Making a mockery of the World Bank’s decision-making process, construction on the project has already begun.

Sir, Peter L. Stephens of the World Bank and Xaypaseuth Phomsoupha of the Lao government (February 25) both point out that the Lao People’s Democratic Republic has “few ways to earn money” and that the Nam Theun 2 dam project has been assiduously studied, with “many years listening to the people of Laos.” These points are contentious.


First, questions remain over the extent to which alternative options for revenue generation for Laos have been assessed in detail. The World Bank has produced no study that evaluates Nam Theun 2 against other non-hydropower options that might have more direct impacts on poverty alleviation in Laos; for example, investing in agriculture, community forestry and eco-tourism.

Second, while many studies have been conducted, independent research has shown that much of the information is either inadequate or incomplete.

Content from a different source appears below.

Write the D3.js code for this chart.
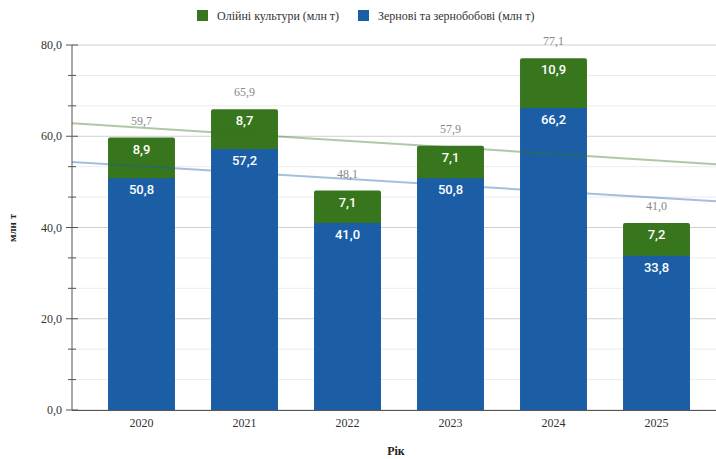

Other studies are still under way and will not be ready in time for a decision by the Bank’s board.

Third, the “many years listening to the people of Laos” applies solely to the 6,000 people on the plateau. Consultation with the tens of thousands of people living downstream of the project began less than a year ago, in May 2004.

If the board of the World Bank is to make an informed decision on whether the benefits of the project justify the considerable social and environmental impacts, studies must be completed; adequate consultation conducted; and mitigation and compensation plans drawn up and agreed prior to the board meeting.

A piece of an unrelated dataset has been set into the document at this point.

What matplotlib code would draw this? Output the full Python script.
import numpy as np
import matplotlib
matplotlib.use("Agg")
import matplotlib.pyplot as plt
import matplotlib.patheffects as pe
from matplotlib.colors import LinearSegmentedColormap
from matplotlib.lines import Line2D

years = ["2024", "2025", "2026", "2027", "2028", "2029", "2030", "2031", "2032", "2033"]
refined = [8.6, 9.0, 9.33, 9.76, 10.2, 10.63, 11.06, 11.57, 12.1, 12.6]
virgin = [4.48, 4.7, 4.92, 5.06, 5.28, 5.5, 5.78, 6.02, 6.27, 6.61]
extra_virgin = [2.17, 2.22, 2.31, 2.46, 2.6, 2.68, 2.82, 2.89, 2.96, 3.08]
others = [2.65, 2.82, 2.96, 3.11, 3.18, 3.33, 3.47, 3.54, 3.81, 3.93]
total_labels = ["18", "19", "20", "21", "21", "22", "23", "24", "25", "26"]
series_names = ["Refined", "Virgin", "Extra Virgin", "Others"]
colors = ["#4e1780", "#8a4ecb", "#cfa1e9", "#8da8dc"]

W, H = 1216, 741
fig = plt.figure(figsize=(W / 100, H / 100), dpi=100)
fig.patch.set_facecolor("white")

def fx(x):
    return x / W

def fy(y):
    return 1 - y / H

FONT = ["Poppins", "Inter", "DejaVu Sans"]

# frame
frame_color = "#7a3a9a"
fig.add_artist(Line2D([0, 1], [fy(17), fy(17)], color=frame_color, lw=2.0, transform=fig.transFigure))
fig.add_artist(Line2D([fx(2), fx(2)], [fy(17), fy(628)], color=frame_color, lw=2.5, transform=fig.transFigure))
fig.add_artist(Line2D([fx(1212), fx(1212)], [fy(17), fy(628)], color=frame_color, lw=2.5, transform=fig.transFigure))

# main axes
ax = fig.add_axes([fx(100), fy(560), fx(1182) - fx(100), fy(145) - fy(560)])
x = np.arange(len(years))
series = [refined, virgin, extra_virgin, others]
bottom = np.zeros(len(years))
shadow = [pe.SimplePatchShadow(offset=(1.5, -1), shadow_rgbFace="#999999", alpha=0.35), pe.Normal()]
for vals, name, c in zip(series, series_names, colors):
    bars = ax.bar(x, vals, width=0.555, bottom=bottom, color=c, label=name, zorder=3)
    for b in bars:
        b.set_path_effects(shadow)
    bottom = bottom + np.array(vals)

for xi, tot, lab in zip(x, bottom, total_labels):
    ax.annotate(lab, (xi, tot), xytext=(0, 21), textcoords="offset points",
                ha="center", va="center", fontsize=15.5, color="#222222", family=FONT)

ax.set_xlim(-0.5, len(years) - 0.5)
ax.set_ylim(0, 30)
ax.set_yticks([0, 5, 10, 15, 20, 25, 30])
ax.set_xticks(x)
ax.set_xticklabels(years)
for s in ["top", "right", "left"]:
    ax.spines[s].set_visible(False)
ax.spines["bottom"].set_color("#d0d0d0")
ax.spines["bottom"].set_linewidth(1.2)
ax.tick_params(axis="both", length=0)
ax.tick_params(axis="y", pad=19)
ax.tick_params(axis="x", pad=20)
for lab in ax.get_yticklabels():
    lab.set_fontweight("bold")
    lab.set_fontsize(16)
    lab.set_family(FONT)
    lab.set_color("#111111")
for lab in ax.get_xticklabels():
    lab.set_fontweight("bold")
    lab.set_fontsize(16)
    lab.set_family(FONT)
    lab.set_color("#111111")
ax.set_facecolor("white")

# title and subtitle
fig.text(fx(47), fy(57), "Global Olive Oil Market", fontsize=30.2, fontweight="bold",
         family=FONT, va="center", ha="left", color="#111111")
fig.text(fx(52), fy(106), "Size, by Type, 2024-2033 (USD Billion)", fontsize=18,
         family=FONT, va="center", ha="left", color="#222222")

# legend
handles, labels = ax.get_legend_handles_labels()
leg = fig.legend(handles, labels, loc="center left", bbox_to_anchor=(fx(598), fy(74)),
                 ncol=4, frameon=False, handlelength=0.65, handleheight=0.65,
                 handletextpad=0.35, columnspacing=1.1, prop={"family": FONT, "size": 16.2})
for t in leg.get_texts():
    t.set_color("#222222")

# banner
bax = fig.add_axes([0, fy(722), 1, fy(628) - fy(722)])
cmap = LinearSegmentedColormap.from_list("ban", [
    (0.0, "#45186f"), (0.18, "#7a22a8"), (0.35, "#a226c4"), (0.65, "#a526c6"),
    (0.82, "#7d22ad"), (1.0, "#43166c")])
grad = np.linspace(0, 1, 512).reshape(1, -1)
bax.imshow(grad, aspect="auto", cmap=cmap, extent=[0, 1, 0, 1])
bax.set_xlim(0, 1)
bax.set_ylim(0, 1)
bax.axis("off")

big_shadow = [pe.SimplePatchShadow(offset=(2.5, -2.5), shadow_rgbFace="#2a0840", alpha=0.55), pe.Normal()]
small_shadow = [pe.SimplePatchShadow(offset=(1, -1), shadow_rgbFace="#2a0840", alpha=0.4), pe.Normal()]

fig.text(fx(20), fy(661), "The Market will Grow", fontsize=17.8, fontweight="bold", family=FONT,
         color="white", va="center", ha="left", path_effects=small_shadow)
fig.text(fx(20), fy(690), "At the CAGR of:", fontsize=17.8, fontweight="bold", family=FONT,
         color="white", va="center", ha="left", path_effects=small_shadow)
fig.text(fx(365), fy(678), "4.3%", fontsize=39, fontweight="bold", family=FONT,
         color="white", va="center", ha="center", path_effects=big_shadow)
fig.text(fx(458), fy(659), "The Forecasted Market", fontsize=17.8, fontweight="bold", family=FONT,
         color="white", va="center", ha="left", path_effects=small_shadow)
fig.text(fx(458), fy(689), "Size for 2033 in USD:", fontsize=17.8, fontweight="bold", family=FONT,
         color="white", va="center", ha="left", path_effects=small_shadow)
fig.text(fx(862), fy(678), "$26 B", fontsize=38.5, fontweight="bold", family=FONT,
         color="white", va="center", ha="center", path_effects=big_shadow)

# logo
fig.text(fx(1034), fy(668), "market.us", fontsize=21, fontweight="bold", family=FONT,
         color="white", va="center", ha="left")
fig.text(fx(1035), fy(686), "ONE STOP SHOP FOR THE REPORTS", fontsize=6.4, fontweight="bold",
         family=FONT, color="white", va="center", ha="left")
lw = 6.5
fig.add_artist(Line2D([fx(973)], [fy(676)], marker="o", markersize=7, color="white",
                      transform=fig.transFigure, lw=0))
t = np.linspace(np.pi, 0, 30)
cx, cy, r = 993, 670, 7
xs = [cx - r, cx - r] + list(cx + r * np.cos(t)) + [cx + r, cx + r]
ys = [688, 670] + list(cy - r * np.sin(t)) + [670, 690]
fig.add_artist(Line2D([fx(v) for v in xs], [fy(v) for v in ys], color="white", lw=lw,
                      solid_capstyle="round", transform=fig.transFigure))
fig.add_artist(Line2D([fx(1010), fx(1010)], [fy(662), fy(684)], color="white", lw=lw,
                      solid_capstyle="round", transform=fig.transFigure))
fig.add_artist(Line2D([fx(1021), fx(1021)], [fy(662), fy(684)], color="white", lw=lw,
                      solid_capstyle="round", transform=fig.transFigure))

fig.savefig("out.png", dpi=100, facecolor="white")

Making a mockery of the World Bank’s decision-making process, construction on the project has already begun. It is difficult to see Nam Theun 2 as anything other than yet another in the long line of infrastructure projects where serious impacts on local communities and the environment are treated as secondary to the project proponents’ desire to see construction at whatever cost. Big infrastructure projects of this nature require a clear, step-by-step decision-making process that assesses the full range of impacts; secures the demonstrable acceptance of affected communities; and
thereby provides the basis for an informed decision.

A model for such a process already exists in the report issued by the World Commission of Dams in 2000, a commission co-sponsored by the World Bank. Nam Theun 2 demonstrates yet again why the World Bank should be working to turn this model into a global standard.

Andrew Preston, Director, FIVAS (Association for International Water and Forestry Studies), N-0183 Oslo, Norway.